Я желаю - всей болью сердца своего - добра и легкого пути этому человеку.
СТРУКТУРА ОТДЕЛЕНИЯ
4-е отделение института расположено на 3 этаже здания, в левом его крыле, если смотреть со стороны Кропоткинского переулка. Должен оговориться: я не прошел по всему институту, а там, где и побывал - прошел не как свободный гость. Поэтому могу ошибиться, чисто геометрически: что-то перепутать, чего-то не учесть, не достроить в своем плане.
Отделение занимает около 15 комнат, пять из которых отведены под палаты. При этом общих палат - три, но в составе отделения есть еще "спецотделение" (мы называли его "боксом" или "изолятором"), состоящее из двух, даже трех небольших комнаток с отдельным, своим, умывальником и туалетом. Этот "бокс" предназначен для заключенных с т.н. "особо опасными" статьями. В нем обычно лежат и все "политические", т.е. идущие по статьям 64 - 70 ("особо опасные государственные преступления").

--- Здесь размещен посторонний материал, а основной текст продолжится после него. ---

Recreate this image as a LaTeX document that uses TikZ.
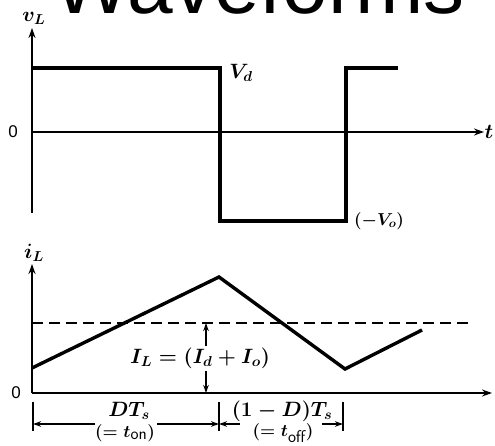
\documentclass[tikz,border=0pt]{standalone}
\usepackage{fontspec}
\newfontfamily\titlefont{Liberation Sans}
\usetikzlibrary{arrows.meta}
\begin{document}
\begin{tikzpicture}[x=1pt,y=-1pt,
  axis/.style={line width=1.8pt},
  axarrow/.style={line width=1.8pt,-{Stealth[length=10pt,width=7pt]}},
  wave/.style={line width=3.4pt,line join=miter},
  dashln/.style={line width=1.4pt,dash pattern=on 11pt off 6pt},
  tickln/.style={line width=1.4pt},
  dimarrow/.style={line width=1.4pt,-{Stealth[length=8pt,width=5.5pt]}},
  lbl/.style={inner sep=0pt,font=\fontsize{20}{22}\selectfont\boldmath},
  slbl/.style={inner sep=0pt,font=\fontsize{17}{19}\selectfont\boldmath},
  zero/.style={inner sep=0pt,font=\titlefont\fontsize{17}{17}\selectfont}]
\useasboundingbox (0,0) rectangle (495,446);
% title
\node[anchor=base,inner sep=0pt,font=\titlefont\fontsize{82}{82}\selectfont] (title) at (259,14) {Waveforms};
% ---------- v_L plot ----------
\coordinate (vo) at (32,132);
\coordinate (vtop) at (32,28);
\coordinate (vbot) at (32,213);
\coordinate (vend) at (484,132);
\draw[axis] (vbot) -- (vo);
\draw[axarrow] (vo) -- (vtop);
\draw[axarrow] (vo) -- (vend);
\coordinate (w1) at (32,68);
\coordinate (w2) at (220,68);
\coordinate (w3) at (220,221);
\coordinate (w4) at (346,221);
\coordinate (w5) at (346,68);
\coordinate (w6) at (398,68);
\draw[wave] (w1) -- (w2) -- (w3) -- (w4) -- (w5) -- (w6);
\node[lbl] (vL) at (34,18) {$v_L$};
\node[lbl] (Vd) at (241,73) {$V_d$};
\node[slbl] (Vo) at (379,221) {$(-V_o)$};
\node[lbl] (t) at (489,132) {$t$};
\node[zero] (z1) at (13,132) {0};
% ---------- i_L plot ----------
\coordinate (io) at (32,393);
\coordinate (itop) at (32,264);
\coordinate (iend) at (492,393);
\draw[axarrow] (io) -- (itop);
\draw[axarrow] (io) -- (iend);
\node[lbl] (iL) at (34,253) {$i_L$};
\node[zero] (z2) at (16,393) {0};
\coordinate (ds) at (32,323);
\coordinate (de) at (470,323);
\draw[dashln] (ds) -- (de);
\coordinate (p1) at (32,368);
\coordinate (p2) at (219,277);
\coordinate (p3) at (345,369);
\coordinate (p4) at (422,330);
\draw[wave] (p1) -- (p2) -- (p3) -- (p4);
% I_L arrows
\node[lbl] (IL) at (200,358) {$I_L = (I_d + I_o)$};
\coordinate (ILt) at (206,346);
\coordinate (ILd) at (206,323);
\coordinate (ILb) at (206,371);
\coordinate (IL0) at (206,393);
\draw[dimarrow] (ILt) -- (ILd);
\draw[dimarrow] (ILb) -- (IL0);
% ---------- dimension row ----------
\coordinate (k0t) at (33,402); \coordinate (k0b) at (33,431);
\coordinate (k1t) at (219,402); \coordinate (k1b) at (219,431);
\coordinate (k2t) at (343,402); \coordinate (k2b) at (343,431);
\draw[tickln] (k0t) -- (k0b);
\draw[tickln] (k1t) -- (k1b);
\draw[tickln] (k2t) -- (k2b);
\coordinate (d0) at (33,424);
\coordinate (d1) at (219,424);
\coordinate (d2) at (343,424);
\coordinate (a1) at (95,424);
\coordinate (a2) at (157,424);
\coordinate (b1) at (240,424);
\coordinate (b2) at (322,424);
\draw[dimarrow] (a1) -- (d0);
\draw[dimarrow] (a2) -- (d1);
\draw[dimarrow] (b1) -- (d1);
\draw[dimarrow] (b2) -- (d2);
\node[lbl] (DT) at (129,411) {$DT_s$};
\node[slbl] (ton) at (125,433) {$(=t_{\textsf{on}})$};
\node[lbl] (DT2) at (282,411) {$(1-D)T_s$};
\node[slbl] (toff) at (283,433) {$(=t_{\textsf{off}})$};
\end{tikzpicture}
\end{document}
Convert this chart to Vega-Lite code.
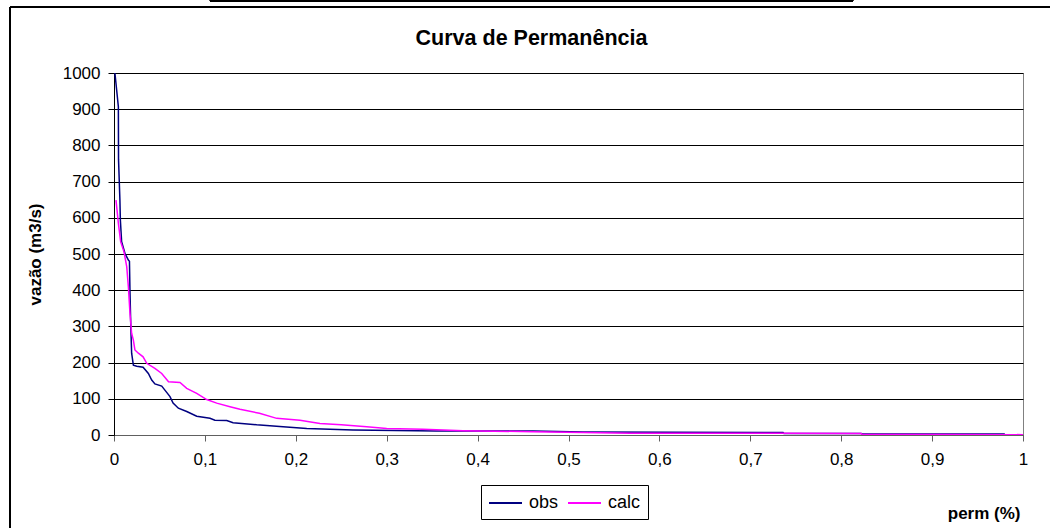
{
  "$schema": "https://vega.github.io/schema/vega-lite/v6.json",
  "width": 909,
  "height": 362,
  "autosize": {"type": "none"},
  "padding": {"left": 114, "top": 73, "right": 27, "bottom": 93},
  "background": "white",
  "config": {
    "font": "Liberation Sans",
    "view": {"stroke": "#808080", "strokeWidth": 1},
    "axis": {
      "labelFont": "Liberation Sans",
      "labelFontSize": 17,
      "labelColor": "black",
      "titleFont": "Liberation Sans",
      "titleFontSize": 17,
      "titleFontWeight": "bold",
      "titleColor": "black",
      "tickSize": 6
    },
    "axisX": {
      "grid": false,
      "domainColor": "#606060",
      "tickColor": "#606060",
      "labelPadding": 10,
      "labelFlush": false
    },
    "axisY": {
      "grid": true,
      "gridColor": "black",
      "gridOpacity": 1,
      "gridWidth": 1,
      "domainColor": "black",
      "tickColor": "black",
      "labelPadding": 8,
      "titlePadding": 18
    },
    "legend": {
      "labelFont": "Liberation Sans",
      "labelFontSize": 18,
      "labelColor": "black"
    }
  },
  "title": {
    "text": "Curva de Permanência",
    "font": "Liberation Sans",
    "fontSize": 21.5,
    "fontWeight": "bold",
    "color": "black",
    "anchor": "middle",
    "frame": "group",
    "baseline": "alphabetic",
    "dx": -37,
    "offset": -67
  },
  "data": {
    "values": [
      {"p": 0.001, "q": 1000, "s": "obs"},
      {"p": 0.0048, "q": 907, "s": "obs"},
      {"p": 0.005, "q": 760, "s": "obs"},
      {"p": 0.0065, "q": 649, "s": "obs"},
      {"p": 0.007, "q": 594, "s": "obs"},
      {"p": 0.0084, "q": 534, "s": "obs"},
      {"p": 0.012, "q": 502, "s": "obs"},
      {"p": 0.0158, "q": 483, "s": "obs"},
      {"p": 0.017, "q": 480, "s": "obs"},
      {"p": 0.0176, "q": 392, "s": "obs"},
      {"p": 0.0185, "q": 299, "s": "obs"},
      {"p": 0.0194, "q": 226, "s": "obs"},
      {"p": 0.0213, "q": 193, "s": "obs"},
      {"p": 0.025, "q": 190, "s": "obs"},
      {"p": 0.032, "q": 187, "s": "obs"},
      {"p": 0.0378, "q": 170, "s": "obs"},
      {"p": 0.0415, "q": 152, "s": "obs"},
      {"p": 0.045, "q": 141, "s": "obs"},
      {"p": 0.0525, "q": 135, "s": "obs"},
      {"p": 0.056, "q": 124, "s": "obs"},
      {"p": 0.0616, "q": 106, "s": "obs"},
      {"p": 0.065, "q": 88, "s": "obs"},
      {"p": 0.0708, "q": 74, "s": "obs"},
      {"p": 0.08, "q": 65, "s": "obs"},
      {"p": 0.091, "q": 52, "s": "obs"},
      {"p": 0.1056, "q": 46, "s": "obs"},
      {"p": 0.111, "q": 41, "s": "obs"},
      {"p": 0.124, "q": 40, "s": "obs"},
      {"p": 0.131, "q": 34, "s": "obs"},
      {"p": 0.157, "q": 28, "s": "obs"},
      {"p": 0.186, "q": 23, "s": "obs"},
      {"p": 0.212, "q": 18, "s": "obs"},
      {"p": 0.263, "q": 14, "s": "obs"},
      {"p": 0.355, "q": 11, "s": "obs"},
      {"p": 0.461, "q": 11, "s": "obs"},
      {"p": 0.516, "q": 8, "s": "obs"},
      {"p": 0.736, "q": 7, "s": "obs"},
      {"p": 0.737, "q": 4, "s": "obs"},
      {"p": 0.822, "q": 4, "s": "obs"},
      {"p": 0.823, "q": 3, "s": "obs"},
      {"p": 0.98, "q": 3, "s": "obs"},
      {"p": 0.0022, "q": 649, "s": "calc"},
      {"p": 0.0048, "q": 585, "s": "calc"},
      {"p": 0.0073, "q": 534, "s": "calc"},
      {"p": 0.011, "q": 506, "s": "calc"},
      {"p": 0.014, "q": 465, "s": "calc"},
      {"p": 0.0158, "q": 410, "s": "calc"},
      {"p": 0.0176, "q": 336, "s": "calc"},
      {"p": 0.0194, "q": 281, "s": "calc"},
      {"p": 0.0213, "q": 262, "s": "calc"},
      {"p": 0.023, "q": 235, "s": "calc"},
      {"p": 0.0268, "q": 226, "s": "calc"},
      {"p": 0.032, "q": 216, "s": "calc"},
      {"p": 0.036, "q": 198, "s": "calc"},
      {"p": 0.045, "q": 184, "s": "calc"},
      {"p": 0.0525, "q": 170, "s": "calc"},
      {"p": 0.06, "q": 147, "s": "calc"},
      {"p": 0.0726, "q": 145, "s": "calc"},
      {"p": 0.08, "q": 129, "s": "calc"},
      {"p": 0.091, "q": 115, "s": "calc"},
      {"p": 0.102, "q": 98, "s": "calc"},
      {"p": 0.113, "q": 88, "s": "calc"},
      {"p": 0.1276, "q": 78, "s": "calc"},
      {"p": 0.1386, "q": 71, "s": "calc"},
      {"p": 0.16, "q": 60, "s": "calc"},
      {"p": 0.179, "q": 46, "s": "calc"},
      {"p": 0.2046, "q": 41, "s": "calc"},
      {"p": 0.2266, "q": 32, "s": "calc"},
      {"p": 0.25, "q": 28, "s": "calc"},
      {"p": 0.278, "q": 23, "s": "calc"},
      {"p": 0.3, "q": 18, "s": "calc"},
      {"p": 0.34, "q": 16, "s": "calc"},
      {"p": 0.384, "q": 12, "s": "calc"},
      {"p": 0.461, "q": 9, "s": "calc"},
      {"p": 0.516, "q": 7, "s": "calc"},
      {"p": 0.568, "q": 5, "s": "calc"},
      {"p": 0.736, "q": 5, "s": "calc"},
      {"p": 0.822, "q": 4, "s": "calc"},
      {"p": 0.823, "q": 2, "s": "calc"},
      {"p": 1.0, "q": 1, "s": "calc"}
    ]
  },
  "layer": [
    {
      "mark": {"type": "line", "strokeWidth": 1.5, "clip": true},
      "encoding": {
        "x": {
          "field": "p",
          "type": "quantitative",
          "scale": {"domain": [0, 1], "nice": false, "zero": false},
          "axis": {
            "values": [0, 0.1, 0.2, 0.3, 0.4, 0.5, 0.6, 0.7, 0.8, 0.9, 1],
            "tickCount": 30,
            "labelExpr": "replace(format(datum.value, '.1~f'), '.', ',')",
            "title": "perm (%)",
            "titleAnchor": "end",
            "titleAlign": "right",
            "titleBaseline": "alphabetic",
            "titleX": 906,
            "titleY": 83
          }
        },
        "y": {
          "field": "q",
          "type": "quantitative",
          "scale": {"domain": [0, 1000], "nice": false},
          "axis": {
            "values": [0, 100, 200, 300, 400, 500, 600, 700, 800, 900, 1000],
            "tickCount": 30,
            "format": "d",
            "labelOverlap": false,
            "title": "vazão (m3/s)"
          }
        },
        "color": {
          "field": "s",
          "type": "nominal",
          "scale": {"domain": ["obs", "calc"], "range": ["#000080", "#FF00FF"]},
          "legend": {
            "title": null,
            "orient": "none",
            "legendX": 367,
            "legendY": 412,
            "direction": "horizontal",
            "strokeColor": "black",
            "fillColor": "white",
            "padding": 7,
            "symbolType": "M-1,0H2.3",
            "symbolSize": 400,
            "symbolStrokeWidth": 2,
            "labelOffset": 19,
            "columnPadding": 5
          }
        }
      }
    },
    {
      "mark": {"type": "rect", "fill": null, "stroke": "black", "strokeWidth": 1, "clip": false},
      "encoding": {
        "x": {
          "datum": -0.1144,
          "axis": {
            "values": [0, 0.1, 0.2, 0.3, 0.4, 0.5, 0.6, 0.7, 0.8, 0.9, 1],
            "tickCount": 30,
            "labelExpr": "replace(format(datum.value, '.1~f'), '.', ',')",
            "title": "perm (%)",
            "titleAnchor": "end",
            "titleAlign": "right",
            "titleBaseline": "alphabetic",
            "titleX": 906,
            "titleY": 83
          }
        },
        "x2": {"datum": 1.032},
        "y": {
          "datum": 1182,
          "axis": {
            "values": [0, 100, 200, 300, 400, 500, 600, 700, 800, 900, 1000],
            "tickCount": 30,
            "format": "d",
            "labelOverlap": false,
            "title": "vazão (m3/s)"
          }
        },
        "y2": {"datum": -345}
      }
    },
    {
      "mark": {"type": "rule", "stroke": "black", "strokeWidth": 2, "clip": false},
      "encoding": {
        "x": {"datum": 0.1056},
        "x2": {"datum": 0.813},
        "y": {"datum": 1200}
      }
    }
  ]
}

Что касается статьи 190-1 ("распространение заведомо ложных измышлений, порочащих советский государственный и общественный строй"), то с ней обычно держат в общих палатах, хотя, если есть возможность, могут упрятать и в "бокс". Так, в "боксе", да еще в отдельной, одиночной, палате находился в 1969 году генерал П.Г.Григоренко. В "боксе" же лежал в 1971 году арестованный за "Самиздат" Р.Т.Фин.
Лежащие а "боксе" с остальным, "общим", контингентом не общаются, выходить оттуда запрещено. Там у них все свое. В каждой палате, хоть одна из них всего на пять коек, а вторая - на - четыре, по своей надзорной няньке.